G1G1 doesn't stand for "Get one, give one".
All OLPC needs to do is ensure they are able to focus upon delivery or subcontract those services out to a logistics company that can achieve those goals at a reasonable price. The logistics route is often simpler as those companies can readily handle break down packaging from bulk to individual orders as well as final delivery to the recipient and if required keep the recipient advised if there are any delivery delays.
Chaos - everything, everywhere, everywhen
If the online tracking database worked. As of now you type in your email address or order number and it can't find you. This leads one to believe that the order was lost even though payment was already extracted. At least with your Dell shipment, Dell could tell you the order was in the system and will ship in X time.
Well, when is the last time you had a major reputable corporation just completely lose you order after you paid them? Not lose your shipment, not screw your order up, but COMPLETELY LOSE IT. This suggests a pretty basic level of incompetence.
SJW: Someone who has run out of real oppression, and has to fake it.
I've shelled out $423.95 x 2 and am still waiting. And it's a shame that it's taking so long. But I'm happier that working-class kids in Mongolia (no, not "starving to death" people) have laptops, and I can wait. (I'm posting about it on THE INTERNET so clearly I'm not exactly struggling for 'net access.)

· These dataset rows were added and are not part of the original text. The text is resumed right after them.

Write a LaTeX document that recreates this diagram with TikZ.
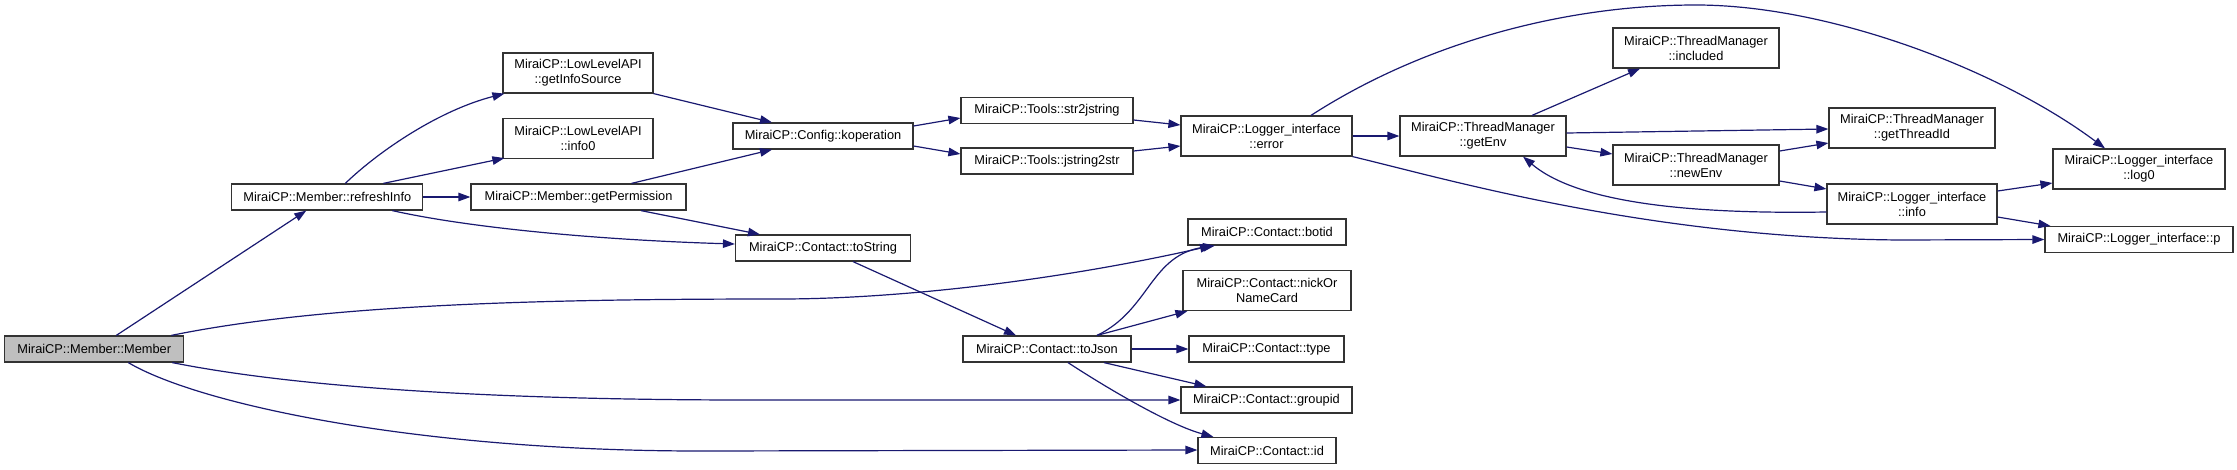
\documentclass[tikz,border=0pt]{standalone}
\usepackage{fontspec}
\setmainfont{Liberation Sans}
\usetikzlibrary{arrows.meta}
\definecolor{edgec}{HTML}{191970}
\definecolor{rootfill}{HTML}{BFBFBF}
\tikzset{
  fn/.style={draw=black!80, line width=1.2pt, fill=white, inner sep=0pt, align=center,
    font=\fontsize{12.8}{15}\selectfont, minimum height=26pt},
  fn2/.style={fn, minimum height=40pt},
  call/.style={draw=edgec, line width=1.2pt, -{Triangle[length=12pt,width=8.5pt]}},
}
\begin{document}
\begin{tikzpicture}[x=1pt,y=-1pt]
\useasboundingbox (0,0) rectangle (2237,469);
% nodes
\node[fn, fill=rootfill, minimum width=179pt] (member) at (94.3,349) {MiraiCP::Member::Member};
\node[fn, minimum width=191pt] (refresh) at (327.3,197) {MiraiCP::Member::refreshInfo};
\node[fn2, minimum width=150pt] (getinfo) at (578,73) {MiraiCP::LowLevelAPI\\::getInfoSource};
\node[fn2, minimum width=150pt] (info0) at (578,138.5) {MiraiCP::LowLevelAPI\\::info0};
\node[fn, minimum width=215pt] (getperm) at (578.5,197) {MiraiCP::Member::getPermission};
\node[fn, minimum width=180pt] (kop) at (823,136) {MiraiCP::Config::koperation};
\node[fn, minimum width=175pt] (tostr) at (823,248) {MiraiCP::Contact::toString};
\node[fn, minimum width=172pt] (str2) at (1047,110.5) {MiraiCP::Tools::str2jstring};
\node[fn, minimum width=172pt] (jstr) at (1047,161) {MiraiCP::Tools::jstring2str};
\node[fn, minimum width=168pt] (tojson) at (1047,349) {MiraiCP::Contact::toJson};
\node[fn2, minimum width=171pt] (error) at (1266.5,136) {MiraiCP::Logger\_interface\\::error};
\node[fn, minimum width=158pt] (botid) at (1267,232) {MiraiCP::Contact::botid};
\node[fn2, minimum width=168pt] (nick) at (1267,290.5) {MiraiCP::Contact::nickOr\\NameCard};
\node[fn, minimum width=155pt] (type) at (1266.5,349) {MiraiCP::Contact::type};
\node[fn, minimum width=171pt] (groupid) at (1266.5,400) {MiraiCP::Contact::groupid};
\node[fn, minimum width=138pt] (id) at (1267,450.5) {MiraiCP::Contact::id};
\node[fn2, minimum width=166pt] (getenv) at (1483,136) {MiraiCP::ThreadManager\\::getEnv};
\node[fn2, minimum width=166pt] (included) at (1696,48) {MiraiCP::ThreadManager\\::included};
\node[fn2, minimum width=166pt] (getthread) at (1912,128) {MiraiCP::ThreadManager\\::getThreadId};
\node[fn2, minimum width=166pt] (newenv) at (1696,165) {MiraiCP::ThreadManager\\::newEnv};
\node[fn2, minimum width=170pt] (info) at (1912,204) {MiraiCP::Logger\_interface\\::info};
\node[fn2, minimum width=172pt] (log0) at (2139,169) {MiraiCP::Logger\_interface\\::log0};
\node[fn, minimum width=188pt] (p) at (2139,239.5) {MiraiCP::Logger\_interface::p};
% edges from Member
\draw[call] ([xshift=22pt]member.north) -- ([xshift=-21pt]refresh.south);
\draw[call] ([xshift=77pt]member.north) .. controls (330,303) and (560,299) .. (780,299)
   .. controls (900,299) and (1060,280) .. ([xshift=-55pt]botid.south);
\draw[call] ([xshift=78pt]member.south) .. controls (300,388) and (500,400) .. (750,400) -- (groupid.west);
\draw[call] ([xshift=34pt]member.south) .. controls (200,405) and (420,451) .. (700,451) -- ([yshift=0.5pt]id.west);
% refreshInfo
\draw[call] ([xshift=18pt]refresh.north) .. controls (380,150) and (440,110) .. ([xshift=2pt]getinfo.south west);
\draw[call] ([xshift=56pt]refresh.north) -- ([xshift=2pt,yshift=1pt]info0.south west);
\draw[call] (refresh.east) -- (getperm.west);
\draw[call] ([xshift=65pt]refresh.south) .. controls (470,228) and (600,240) .. ([yshift=4pt]tostr.west);
% getInfoSource / getPermission
\draw[call] (getinfo.south east) -- ([xshift=-51pt]kop.north);
\draw[call] ([xshift=53pt]getperm.north) -- ([xshift=-51pt]kop.south);
\draw[call] ([xshift=62.5pt]getperm.south) -- ([xshift=-63pt]tostr.north);
% koperation
\draw[call] ([yshift=10pt]kop.east) -- ([yshift=-7.5pt]str2.west);
\draw[call] ([yshift=-10pt]kop.east) -- ([yshift=7pt]jstr.west);
\draw[call] ([yshift=-9.5pt]str2.east) -- ([yshift=11pt]error.west);
\draw[call] ([yshift=10pt]jstr.east) -- ([yshift=-10pt]error.west);
% error
\draw[call] (error.east) -- (getenv.west);
\draw[call] ([xshift=44.5pt]error.north) .. controls (1420,45) and (1560,5) .. (1696,5)
   .. controls (1830,5) and (2000,70) .. ([xshift=-34pt]log0.north);
\draw[call] (error.south east) .. controls (1450,180) and (1650,238) .. (1900,240) -- (p.west);
% getEnv
\draw[call] ([xshift=49pt]getenv.north) -- ([xshift=-56pt]included.south);
\draw[call] ([yshift=3pt]getenv.east) -- ([yshift=-1pt]getthread.west);
\draw[call] ([yshift=-11pt]getenv.east) -- ([yshift=11pt]newenv.west);
% newEnv
\draw[call] ([yshift=14pt]newenv.east) -- ([yshift=-15pt]getthread.west);
\draw[call] ([yshift=-16pt]newenv.east) -- ([yshift=15pt]info.west);
% info
\draw[call] ([yshift=-8pt]info.west) .. controls (1700,214) and (1580,205) .. ([xshift=40pt]getenv.south);
\draw[call] ([yshift=13pt]info.east) -- ([yshift=-14pt]log0.west);
\draw[call] ([yshift=-13pt]info.east) -- ([xshift=6pt]p.north west);
% toString / toJson
\draw[call] ([xshift=30pt]tostr.south) -- ([xshift=-31pt]tojson.north);
\draw[call] ([xshift=50pt]tojson.north) .. controls (1150,310) and (1150,255) .. ([xshift=-52pt]botid.south);
\draw[call] ([xshift=50pt]tojson.north) -- ([xshift=5pt]nick.south west);
\draw[call] (tojson.east) -- (type.west);
\draw[call] ([xshift=57pt]tojson.south) -- ([xshift=26pt]groupid.north west);
\draw[call] ([xshift=21pt]tojson.south) .. controls (1110,390) and (1170,425) .. ([xshift=16pt]id.north west);
\end{tikzpicture}
\end{document}
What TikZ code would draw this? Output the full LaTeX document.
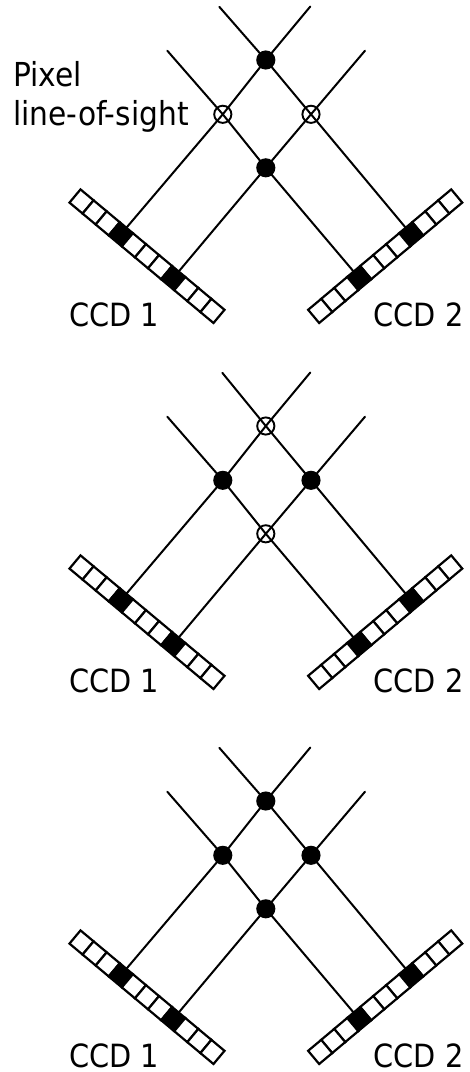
\documentclass[tikz,border=0pt]{standalone}
\usepackage{fontspec}
\setmainfont{DejaVu Sans Condensed}
\tikzset{
  cell/.style={draw=black,line width=2.2pt,fill=white,minimum width=17.06pt,minimum height=17.2pt,inner sep=0pt,outer sep=0pt},
  dark/.style={cell,fill=black},
  full/.style={circle,draw=black,fill=black,line width=1.9pt,minimum size=17.2pt,inner sep=0pt,outer sep=0pt},
  hollow/.style={circle,draw=black,line width=1.9pt,minimum size=17.2pt,inner sep=0pt,outer sep=0pt},
  sight/.style={draw=black,line width=2pt,line cap=round},
  lab/.style={font=\fontsize{32}{39}\selectfont,inner sep=0pt},
  note/.style={font=\fontsize{33}{39}\selectfont,inner sep=0pt,align=left}
}
% #1 prefix, #2 y shift, #3 top/bottom crossings, #4 side crossings, #5 x of the free end of the right-hand line
\newcommand{\ccdpanel}[5]{%
\begin{scope}[yshift=-#2pt,name prefix=#1-]
  \foreach \i in {0,...,10}{
    \pgfmathsetmacro{\tt}{(\i+0.5)/11}
    \ifnum\i=3 \def\st{dark}\else\ifnum\i=7 \def\st{dark}\else\def\st{cell}\fi\fi
    \node[\st,rotate=-39.9] (L\i) at ({75+144*\tt},{-196-120.4*\tt}) {};
    \node[\st,rotate=39.9] (R\i) at ({456.7-143*\tt},{-196-120.4*\tt}) {};
  }
  \coordinate (endA) at (310.3,-6.5);
  \coordinate (endB) at (365,-50.7);
  \coordinate (endC) at (#5,-6.8);
  \coordinate (endD) at (167.3,-50.7);
  \node[#3] (top) at (265.8,-60) {};
  \node[#3] (bot) at (265.8,-167.8) {};
  \node[#4] (lft) at (222.8,-114.3) {};
  \node[#4] (rgt) at (311,-114.3) {};
  \path[sight] (L3) -- (lft.center) -- (top.center) -- (endA);
  \path[sight] (L7) -- (bot.center) -- (rgt.center) -- (endB);
  \path[sight] (R3) -- (rgt.center) -- (top.center) -- (endC);
  \path[sight] (R7) -- (bot.center) -- (lft.center) -- (endD);
  \node[lab] (ccdl) at (114,-315) {CCD 1};
  \node[lab] (ccdr) at (418.5,-315) {CCD 2};
\end{scope}}
\begin{document}
\begin{tikzpicture}[x=1pt,y=1pt]
\useasboundingbox (0,0) rectangle (470,-1072);
\fill[white] (0,0) rectangle (470,-1072);
\ccdpanel{p}{0}{full}{hollow}{219.3}
\ccdpanel{q}{366}{hollow}{full}{222.3}
\ccdpanel{r}{741}{full}{full}{219.3}
\node[note,anchor=base west] (pix) at (13,-125) {Pixel\\line-of-sight};
\end{tikzpicture}
\end{document}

They had pro-bono donation of services from three (or more) different companies to handle ordering and distribution. Not having a logistics manager or dealing with the process openly *is* a shame. Lots of individuals unaffiliated have been volunteering their time, trying to help, but have been powerless to actually *do* anything, since the volunteers don't have access to all of the data sets.
Hopefully the next time they offer G1G1 they'll manage the order/delivery status themselves, they *should* be able to track each laptop from Quanta, to the shipping carrier, to the port, to FedEx.
o/~ Join us now and share the software
Well, I haven't had a major coporation lose an order of mine. However, I'm a small sample set.
I've just moved to the UK, and the incompetence of various companies has absolutely astounded me. I've just set up
Banking
Phone
Internet
Mobile Phones
Insurance
Not once - NOT A SINGLE TIME - has the company not cocked up something that has required me to phone them back (and queue on the phone) at least once. Several cases have require multiple such calls (the worst required me to ditch them and go with someone else). Seriously, corporations suck - in my experience they're much more hopeless than government organisations. I reckon that whoever says the opposite has an agenda.